### SUPPLIED DATA

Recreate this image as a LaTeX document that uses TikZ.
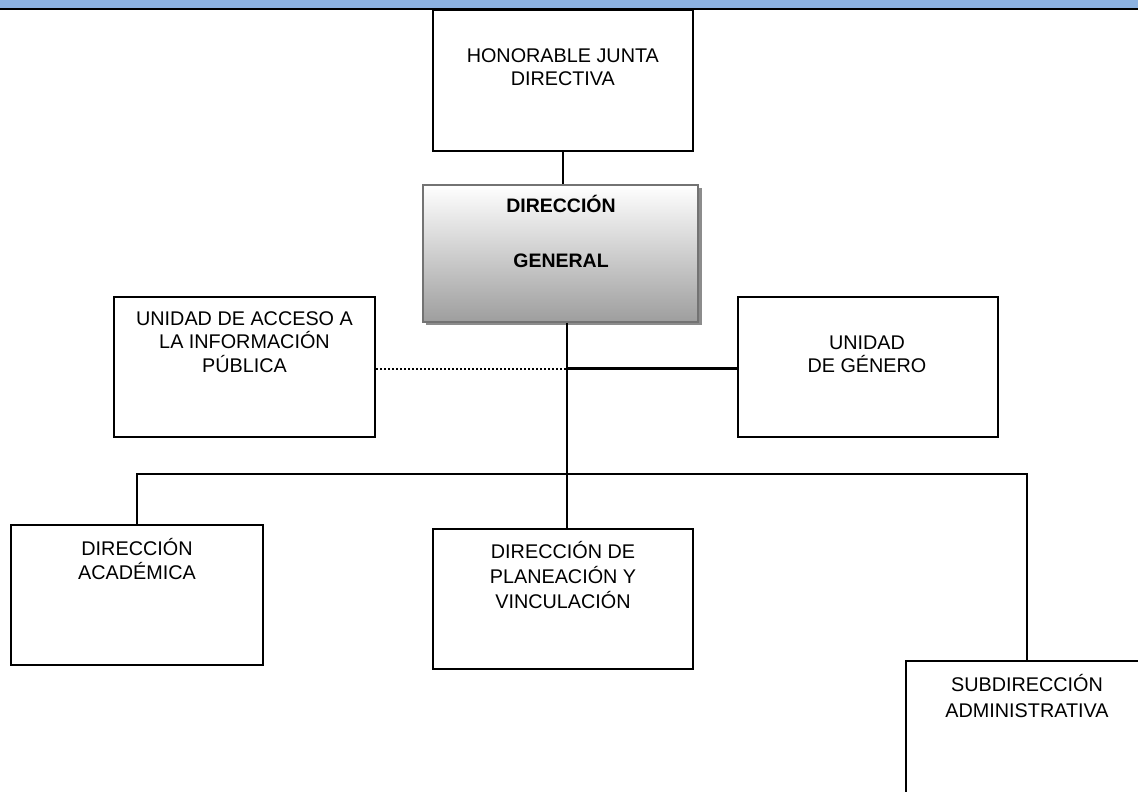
\documentclass[tikz,border=0pt]{standalone}
\usepackage{fontspec}
\setmainfont{Liberation Sans}
\usetikzlibrary{calc}
\definecolor{topblue}{RGB}{141,179,226}
\definecolor{shadowgray}{RGB}{140,140,140}
\definecolor{dgborder}{RGB}{115,115,115}
\begin{document}
\begin{tikzpicture}[x=1pt,y=-1pt,
  orgbox/.style={draw=black, line width=2pt, rectangle, inner sep=0pt},
  lbl/.style={anchor=north, inner sep=0pt, align=center, text=black,
              font=\fontsize{19.8}{#1}\selectfont},
  conn/.style={line width=1.8pt},
]
\useasboundingbox (0,0) rectangle (1138,792);
\clip (0,0) rectangle (1138,792);
% top band
\fill[topblue] (0,0) rectangle (1138,8);
\fill[black] (0,8) rectangle (1138,10.5);

% boxes
\node[orgbox, minimum width=260.3pt, minimum height=140.7pt] (hon) at (562.85,80.35) {};
\node[lbl=22.5] (hont) at (562.85,42.7) {\rule{0pt}{20pt}HONORABLE JUNTA\\DIRECTIVA};

\fill[shadowgray] (426,188) rectangle (701.5,325);
\node[draw=dgborder, line width=2.4pt, rectangle, inner sep=0pt,
      top color=white, bottom color=black!38,
      minimum width=275pt, minimum height=136.7pt] (dg) at (560.5,253.35) {};
\node[lbl=55.4, font=\bfseries\fontsize{19.5}{55.4}\selectfont] (dgt) at (561,192.3) {\rule{0pt}{20pt}DIRECCIÓN\\GENERAL};

\node[orgbox, minimum width=261pt, minimum height=140pt] (uai) at (244.5,366.7) {};
\node[lbl=23.5] (uait) at (244.5,305) {\rule{0pt}{20pt}UNIDAD DE ACCESO A\\LA INFORMACIÓN\\PÚBLICA};

\node[orgbox, minimum width=259.7pt, minimum height=140pt] (ug) at (868.15,366.7) {};
\node[lbl=23] (ugt) at (867,329) {\rule{0pt}{20pt}UNIDAD\\DE GÉNERO};

\node[orgbox, minimum width=252pt, minimum height=140pt] (da) at (137,595) {};
\node[lbl=24.3] (dat) at (137,535) {\rule{0pt}{20pt}DIRECCIÓN\\ACADÉMICA};

\node[orgbox, minimum width=260.6pt, minimum height=140pt] (dp) at (563,599) {};
\node[lbl=25] (dpt) at (563,538) {\rule{0pt}{20pt}DIRECCIÓN DE\\PLANEACIÓN Y\\VINCULACIÓN};

\node[orgbox, minimum width=242pt, minimum height=139.3pt] (sa) at (1027,730.35) {};
\node[lbl=25.6] (sat) at (1027,671.7) {\rule{0pt}{20pt}SUBDIRECCIÓN\\ADMINISTRATIVA};

% junctions
\coordinate (jv) at (567,474);
\coordinate (jh) at (567,368.5);

% connectors
\draw[conn] (hon.south) -- (hon.south |- dg.north);
\draw[conn] (dg.south -| jv) -- (dp.north -| jv);
\draw[line width=2pt, dash pattern=on 1.6pt off 2.4pt] (uai.east |- jh) -- (jh);
\draw[line width=3pt] (jh) -- (ug.west |- jh);
\draw[conn] (da.north) |- (jv) -| (sa.north);
\end{tikzpicture}
\end{document}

### WHAT YOU WILL DO
Exactly reproduce the run of lines from the start of the listing through the line with "(hont) at (562.85,42.7)", inclusive; pictures are not copied.

### RESULT OF THE TASK
Recreate this image as a LaTeX document that uses TikZ.
\documentclass[tikz,border=0pt]{standalone}
\usepackage{fontspec}
\setmainfont{Liberation Sans}
\usetikzlibrary{calc}
\definecolor{topblue}{RGB}{141,179,226}
\definecolor{shadowgray}{RGB}{140,140,140}
\definecolor{dgborder}{RGB}{115,115,115}
\begin{document}
\begin{tikzpicture}[x=1pt,y=-1pt,
  orgbox/.style={draw=black, line width=2pt, rectangle, inner sep=0pt},
  lbl/.style={anchor=north, inner sep=0pt, align=center, text=black,
              font=\fontsize{19.8}{#1}\selectfont},
  conn/.style={line width=1.8pt},
]
\useasboundingbox (0,0) rectangle (1138,792);
\clip (0,0) rectangle (1138,792);
% top band
\fill[topblue] (0,0) rectangle (1138,8);
\fill[black] (0,8) rectangle (1138,10.5);

% boxes
\node[orgbox, minimum width=260.3pt, minimum height=140.7pt] (hon) at (562.85,80.35) {};
\node[lbl=22.5] (hont) at (562.85,42.7) {\rule{0pt}{20pt}HONORABLE JUNTA\\DIRECTIVA};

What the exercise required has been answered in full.